3 comments on “Docentes y alumnos

  1. No puedo resistirme a felicitarle D. Francisco, por el presente artículo el cual comparto íntegramente (y creo que como la mayoría de los que disfrutamos del magnífico Plan del 57), y por su colección de artículos en este necesario magazine cultural y literario. Estaré esperando sus nuevos escritos en Septiembre. Un abrazo.

  2. Gracias, don Carlos. Lo cierto es que la verdad docente da mucha pena a tenor de los resultados obtenidos. Y culpar a los alumnos de un caos en el sistema educativo es algo más que infame. Le deseo feliz descanso estival y el ánimo que sobradamente merece. Reciba un cordial abrazo.

  3. josé carlos

    El artículo es tan generalista como injusto. Si la generalización de un comportamiento, así como de unos resultados ya es de por sí, un ejercicio fácil, aún resulta más estridente esta simplicidad cuando la generalización se basa únicamente en la búsqueda de un culpable. La sóla separación entre buenos y malos denota un falta de profunidad en el asunto tratado y además merma ostensiblemente la credibilidad de quien escribe. No se puede hablar de buenos y malos, y menos en educación, debería saberlo antes de ponerse a plasmar en un artículo aspectos que, desde mi punto de vista, evidencia una falta de asesoramiento cuanto no, una absoluta pasividad en la búsqueda de información. Los alumnos, los hay más o menos capacitados para una u otras materias, igual que hay maestros más o menos capacitados, más o menos motivados, más o menos ilusionados; igual sucede con periodístas o articulistas más o menos capacitados, cuya prosa deja, en muchas de las ocasiones, mucho que desear.

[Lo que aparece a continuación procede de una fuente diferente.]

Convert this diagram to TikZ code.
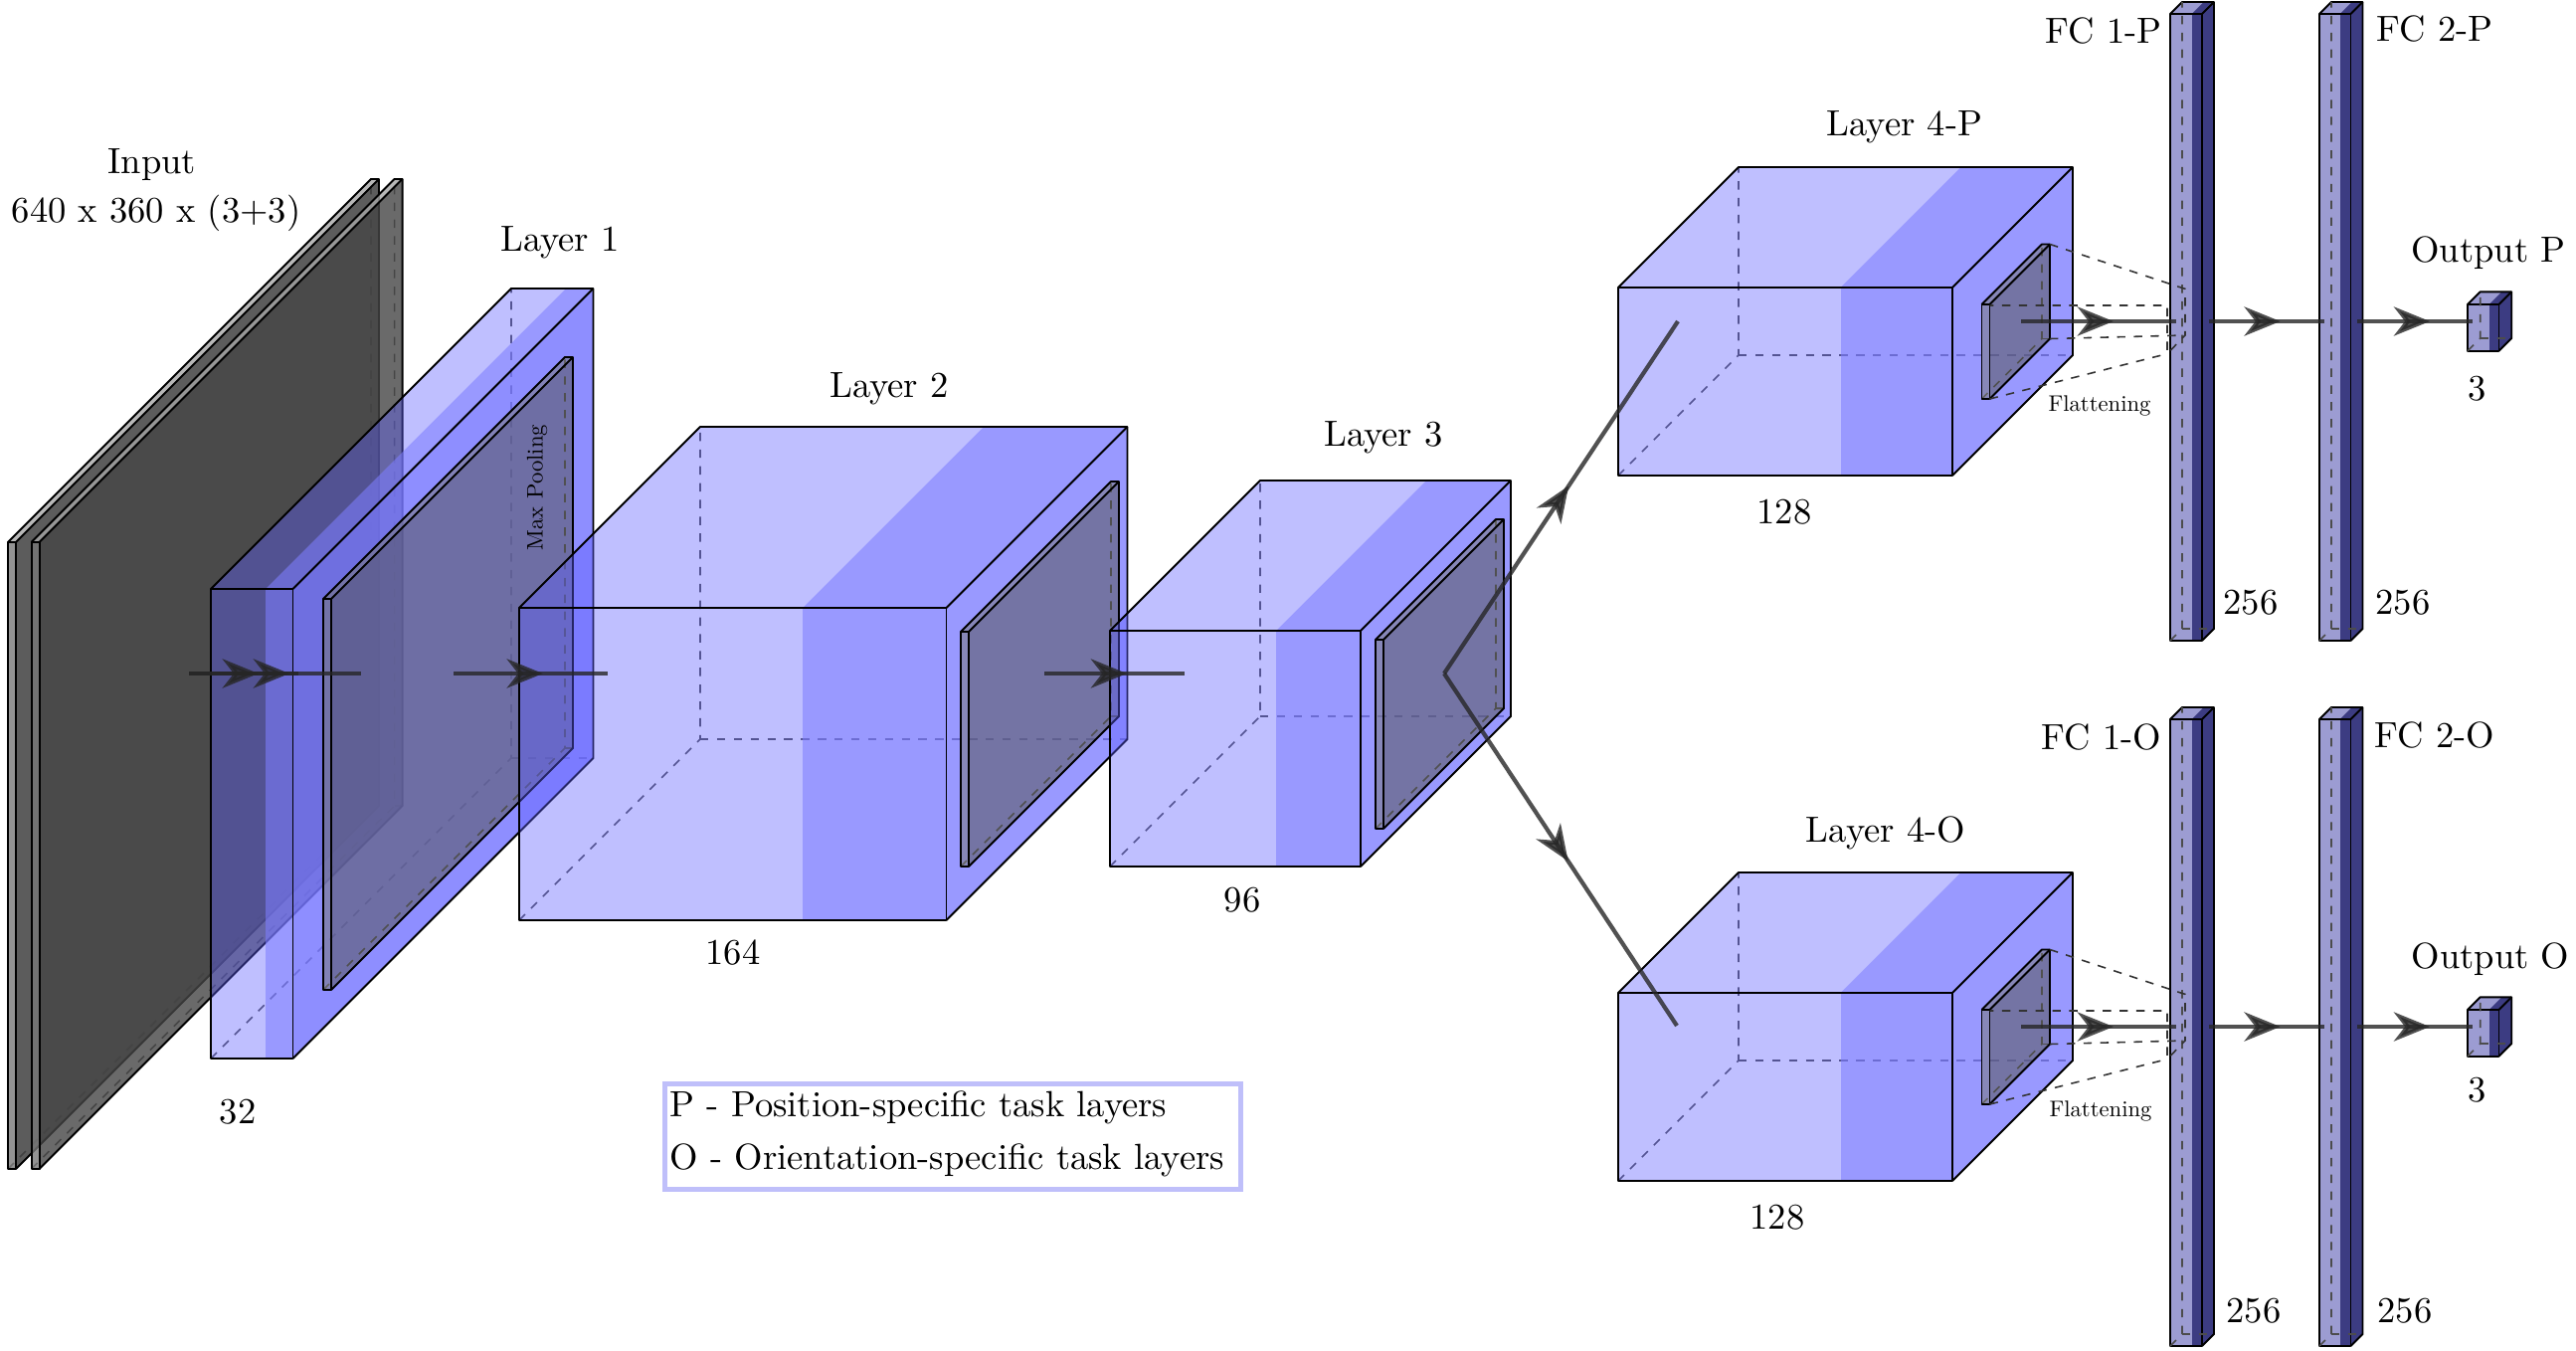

Estoy seguro que sabrá ponerme muchos ejemplos, no hay más que ver la televisión.
    Sólo cuando raya el patetismo, sólo entonces, y a título personal, me permito hablar de buenos y malos, más que malos patéticos, pero de esto, muy lamentablemente, los hay en todas las profesiones. Algunos hasta llegar a gobernar países.

    Los culpables en nuestro sistema educativo son muchos, y creo que todos lo sabemos aunque no queramos reconocerlo. Están los maestros, algunos poco preparados víctimas de un sistema implantado por unos gobiernos a los que hemos votado y seguimos votando, que se basa en las especialidades ignorando una base cultural con más peso. No hay que olvidar, la responsabilidad, que ya lo he dicho, de los gobiernos y quienes les votan, así como también de las familias, no todas por supuesto, menos implicadas en la educación de sus hijos. Muchas de ellas víctimas también de nuestro sistema laboral, pero otras, más instauradas en la comodidad, han dejado que la educación recaiga sobre las escuelas olvidando que los maestros enseñan, no educan. Habrá que estudiar también qué clase de cultura es la que se propaga, la que se enseña, qué valores son los que predominan en una sociedad donde el excelente es marginado, donde las ayudas no van a quien más las necesista, etc… Por tanto, no puedo más que incidir en el error en que incurre su artículo.
    Soy maestro y aunque no puedo negar parte de sus razonamientos, lo lamento, pero la generalización en la que usted incurre, deja caer todo el edificio argumental que tan bien había construido.